The business with the junk refrigerator is a case in point. Nothing more has been heard from AMEX about that fiasco — one of the several “fun” chores on the slate for today is to call American Express and rattle their cage about that. Meanwhile, I need to buy another refrigerator — one that doesn’t keep me awake all night rattling and roaring…which will set me back another $1400.

It useta be… that when I wanted something, I would do the research on-line and in consumer publications; then go into a store and say I want this and this and this, and I do NOT want that and that and that. The sales person would appear to understand plain English, and s/he would show me this and this and this and NOT show me that and that and that.

Now that I’m Old, though…EXACTLY the opposite happens. Sales people seem to assume that I’m naive, stupid, and just plug-incompetent.

When, O dear merchandiser, when you insist on hustling me to buy something that is not what I asked for, and when I can see that what I asked for is right there on the floor, then I perceive that you’re trying to rip me off. (Yes: upselling me when I know exactly what I want IS a form of rip-off, thankyouverymuch.) And, my friends…that perception happens more and more often with every passing month of age. How can I count the ways that I’m sick & tired of nitwits trying to rip me off when they decide that because I’m old, I must be stupid?
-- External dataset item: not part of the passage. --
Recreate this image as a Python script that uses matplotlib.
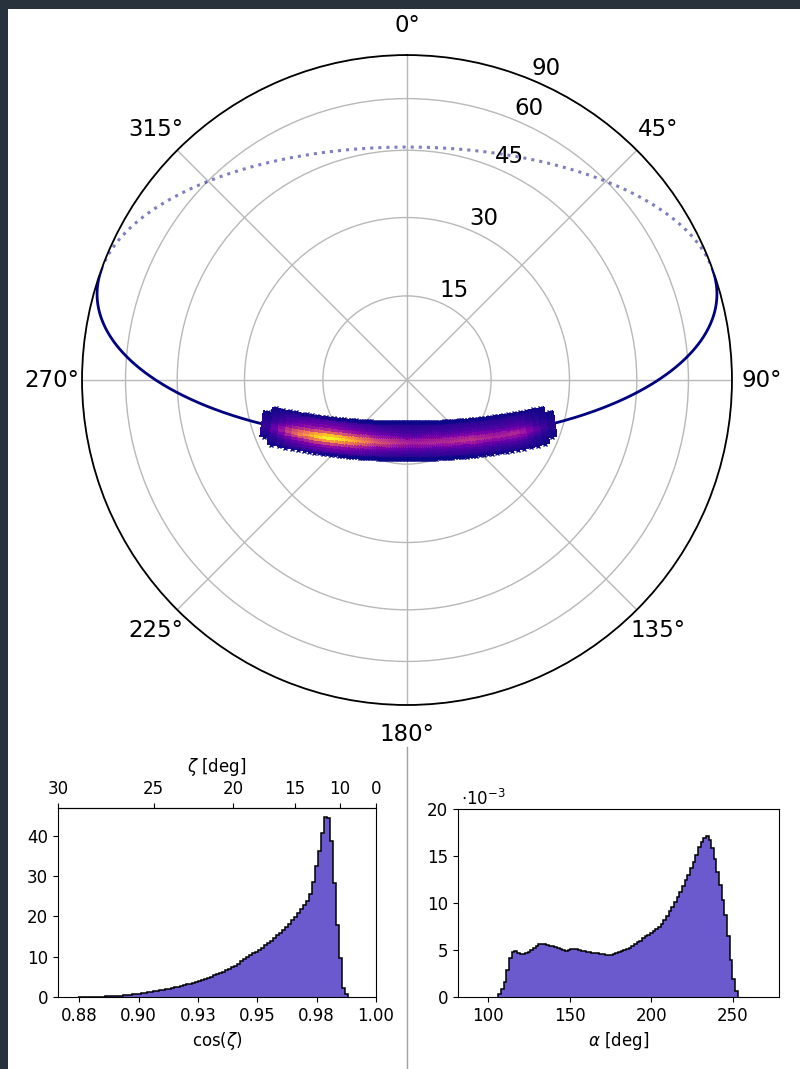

At this point…seriously: I would be willing to pay a fee to someone who would go to the vendors in town to do the shopping I need to have done — I would PAY YOU to order a refrigerator for me. I would PAY YOU to buy me a new microwave. I would PAY YOU to take my car to the dealership, get it serviced, and repel all offers of unnecessary work. I would PAY YOU to get the plumbing fixed. Because even if I paid you for those things, I would save money…and also escape a great deal of aggravation and frustration.